Another way that we used to catch quite a few cobia is to set a live pinfish, LY, eel, etc... underneath the end of the pier. This works better during the second half of cobia season because the ling tend to settle around the pier better than the early season. I would set your bait down near the bottom and use very heavy tackle.

"Big Jerry" used to set out a 4/0 with 60lb. test and a live baitnear the end of Navarre Pier and simply wait it out all day. He caught 11 cobia one season with this method. Be sure to move your rig if someone is trying to gaff a fish.


----------



## Linda (Oct 2, 2007)

Just go out there with a cobia rod & a ling jig &some polarized glasses and just watch and learn till you know the ropes. If you're going to fish pcola pier it's extemley competative and there is a first shot rule. Also take some practice shots so you feel comfortably throwing your jig and you don't bomb the fish when & if you get a shot. And when you see someone running you better follow, they are prolly about to throw on a fish.
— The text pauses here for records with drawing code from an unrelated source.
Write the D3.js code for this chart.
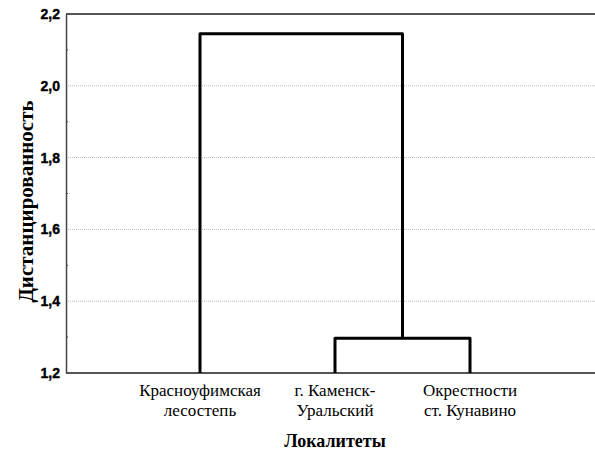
<!DOCTYPE html>
<html><head><meta charset="utf-8">
<script src="https://cdn.jsdelivr.net/npm/d3@7"></script>
<style>body{margin:0;background:#fff}svg{display:block}</style>
</head><body>
<svg id="c" width="595" height="452"></svg>
<script>
const leaves = ["Красноуфимская\nлесостепь", "г. Каменск-\nУральский", "Окрестности\nст. Кунавино"];
const mergeLeft = [1, 2];      // indices merged first
const mergeHeights = [1.297, 2.145];
const yTicks = [1.2, 1.4, 1.6, 1.8, 2.0, 2.2];
const yMinor = [1.3, 1.5, 1.7, 1.9, 2.1];
const yTitle = "Дистанцированность";
const xTitle = "Локалитеты";

const SERIF = "'Liberation Serif', 'Times New Roman', serif";
const SANS = "'Liberation Sans', Arial, sans-serif";
const svg = d3.select("#c");
const m = {l: 66, r: 0, t: 14, b: 79};
const W = 595, H = 452;
const x = d3.scalePoint().domain(d3.range(leaves.length)).range([200, 470]);
const y = d3.scaleLinear().domain([1.2, 2.2]).range([H - m.b, m.t]);
const fmt = d => d3.format(".1f")(d).replace(".", ",");

// grid
svg.append("g").selectAll("line").data(yTicks.filter(d => d > 1.2 && d < 2.2)).join("line")
  .attr("x1", m.l).attr("x2", W).attr("y1", d => y(d)).attr("y2", d => y(d))
  .attr("stroke", "#bbb").attr("stroke-width", 1).attr("stroke-dasharray", "1,1");

// top frame line
svg.append("line").attr("x1", m.l).attr("x2", W).attr("y1", y(2.2)).attr("y2", y(2.2))
  .attr("stroke", "#555").attr("stroke-width", 2);
// bottom axis line
svg.append("line").attr("x1", m.l).attr("x2", W).attr("y1", y(1.2)).attr("y2", y(1.2))
  .attr("stroke", "#555").attr("stroke-width", 2);

// y axis
const ya = svg.append("g").attr("transform", `translate(${m.l},0)`)
  .call(d3.axisLeft(y).tickValues(yTicks).tickFormat(fmt).tickSize(0).tickPadding(6));
ya.select(".domain").attr("stroke", "#444").attr("stroke-width", 1.5);
ya.selectAll("text").style("font-family", SANS)
  .style("font-weight", "900").style("font-size", "14px").attr("fill", "#000")
  .attr("stroke", "#000").attr("stroke-width", 0.4);
svg.append("g").selectAll("line").data(yMinor).join("line")
  .attr("x1", m.l).attr("x2", m.l + 2).attr("y1", d => y(d)).attr("y2", d => y(d))
  .attr("stroke", "#444").attr("stroke-width", 1);

// dendrogram
const xm = (x(mergeLeft[0]) + x(mergeLeft[1])) / 2;
const g = svg.append("g").attr("fill", "none").attr("stroke", "#000").attr("stroke-width", 3)
  .attr("stroke-linejoin", "round");
g.append("path").attr("d", d3.line()([
  [x(mergeLeft[0]), y(1.2)], [x(mergeLeft[0]), y(mergeHeights[0])],
  [x(mergeLeft[1]), y(mergeHeights[0])], [x(mergeLeft[1]), y(1.2)]]));
g.append("path").attr("d", d3.line()([
  [x(0), y(1.2)], [x(0), y(mergeHeights[1])],
  [xm, y(mergeHeights[1])], [xm, y(mergeHeights[0])]]));

// leaf labels
leaves.forEach((lab, i) => {
  const t = svg.append("text").attr("text-anchor", "middle")
    .style("font-family", SERIF).style("font-size", "17px");
  lab.split("\n").forEach((s, j) => t.append("tspan").attr("x", x(i)).attr("y", 396 + j * 20).text(s));
});

svg.append("text").attr("x", 335).attr("y", 447).attr("text-anchor", "middle")
  .style("font-family", SERIF).style("font-weight", "bold")
  .style("font-size", "18px").text(xTitle);
svg.append("text").attr("transform", `translate(33,${(y(1.2)+y(2.2))/2 + 8}) rotate(-90)`)
  .attr("text-anchor", "middle")
  .style("font-family", SERIF).style("font-weight", "bold")
  .style("font-size", "21px").text(yTitle);
</script>
</body></html>
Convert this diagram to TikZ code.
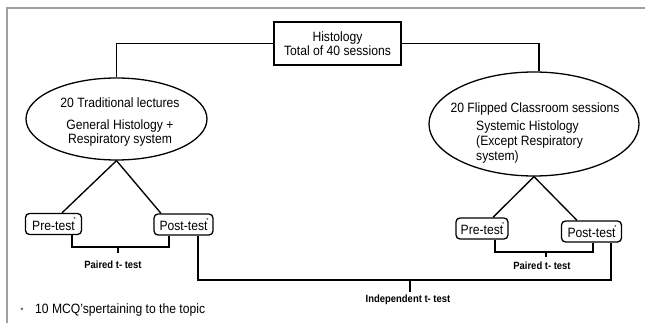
\documentclass[tikz,border=0pt]{standalone}
\usepackage{fontspec}
\setmainfont{Liberation Sans}[FakeStretch=0.9]
\usetikzlibrary{shapes.geometric,calc}
\newcommand{\tstar}{\makebox[0pt][r]{\raisebox{0.62em}{\fontsize{6}{6}\selectfont *}\kern-1pt}}
\begin{document}
\begin{tikzpicture}[x=1pt,y=-1pt,
  every node/.style={font=\fontsize{13.5}{14}\selectfont, inner sep=0pt},
  conn/.style={line width=1.35pt},
  sq/.style={draw, line width=1.4pt, minimum width=127pt, minimum height=43pt, align=center},
  oval/.style={draw, ellipse, line width=1.3pt},
  testbox/.style={draw, rounded corners=4pt, line width=1.3pt, minimum height=21pt},
  lbl/.style={font=\bfseries\fontsize{10.5}{12}\selectfont}]
\useasboundingbox (0,0) rectangle (645,323);
\fill[white] (0,0) rectangle (645,323);
\draw[gray!75, line width=2pt] (7,323) -- (7,8) -- (645,8);

\node[sq] (top) at (337.5,43.5) {Histology\\Total of 40 sessions};

\node[oval, minimum width=181pt, minimum height=82pt] (L) at (116.5,119) {};
\node[align=center] (Lt) at (120,122) {20 Traditional lectures\\[8pt]General Histology +\\Respiratory system};

\node[oval, minimum width=210pt, minimum height=104pt] (R) at (534,124) {};
\node (Rt1) at (535,109) {20 Flipped Classroom sessions};
\node[align=left, anchor=west, font=\fontsize{13.5}{15}\selectfont] (Rt2) at (476,142) {Systemic Histology\\(Except Respiratory\\system)};

\node[testbox, minimum width=56pt] (P1) at (53.5,224) {Pre-test\tstar};
\node[testbox, minimum width=59pt] (Q1) at (183.5,224.5) {Post-test\tstar};
\node[testbox, minimum width=52pt] (P2) at (482,228.5) {Pre-test\tstar};
\node[testbox, minimum width=60pt] (Q2) at (591.5,231.5) {Post-test\tstar};

\draw[conn] (top.west) -| (L.north);
\draw[conn] (top.east) -| ($(R.north)+(5,0)$);

\draw[conn] (L.south) -- ($(P1.north)+(8.5,0)$);
\draw[conn] (L.south) -- ($(Q1.north)+(-22.5,0)$);
\draw[conn] (R.south) -- ($(P2.north)+(11,0)$);
\draw[conn] (R.south) -- ($(Q2.north)+(-14.5,0)$);

\coordinate (pa1) at (118,247);
\draw[conn] ($(P1.south)+(18.5,0)$) |- (pa1) -| ($(Q1.south)+(-14.5,0)$);
\draw[conn] (pa1) -- ++(0,6);
\coordinate (pa2) at (546,252);
\draw[conn] ($(P2.south)+(13,0)$) |- (pa2) -| ($(Q2.south)+(1.5,0)$);
\draw[conn] (pa2) -- ++(0,5);
\coordinate (ind) at (410,280);
\draw[conn] ($(Q1.south)+(14.5,0)$) |- (ind) -| ($(Q2.south)+(19.5,0)$);
\draw[conn] (ind) -- ++(0,12);

\node[lbl] (PL1) at (113,265) {Paired t- test};
\node[lbl] (PL2) at (542,266) {Paired t- test};
\node[lbl] (IL) at (408,300) {Independent t- test};

\node (bul) at (22,311) {\fontsize{8}{8}\selectfont *};
\node[anchor=west] (note) at (35,310) {10 MCQ'spertaining to the topic};
\end{tikzpicture}
\end{document}
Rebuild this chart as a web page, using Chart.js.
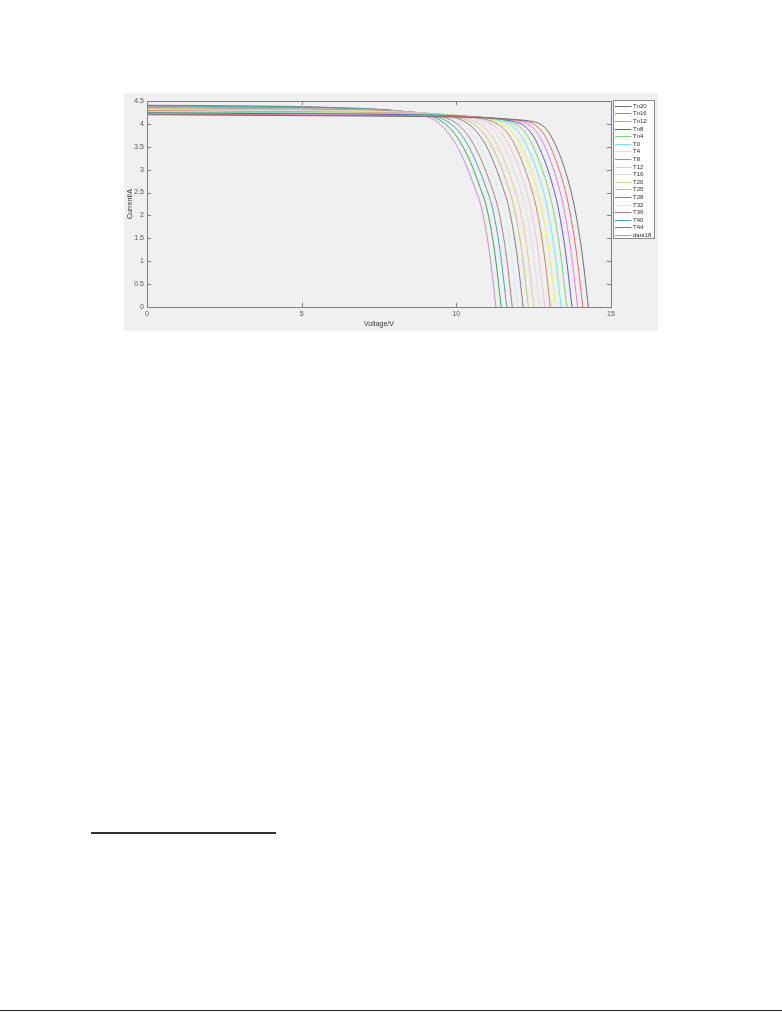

Keep an eye out on fish just popping up if front of you as well.... be prepared it's addicting!~L


----------



## TEXfisher21 (Mar 1, 2010)

When do they usually start showing up??


----------



## sailfish23 (Mar 24, 2008)

well there usally the big females are crusin the beach lookin for male mates when the water gets towrd the 68 degree range and thats usally around the 2 week of march(give or take a week) but with all these sudden cold snaps the water is still to cold for them bu when it is warm for like a week of two then theyll start makin there way here


----------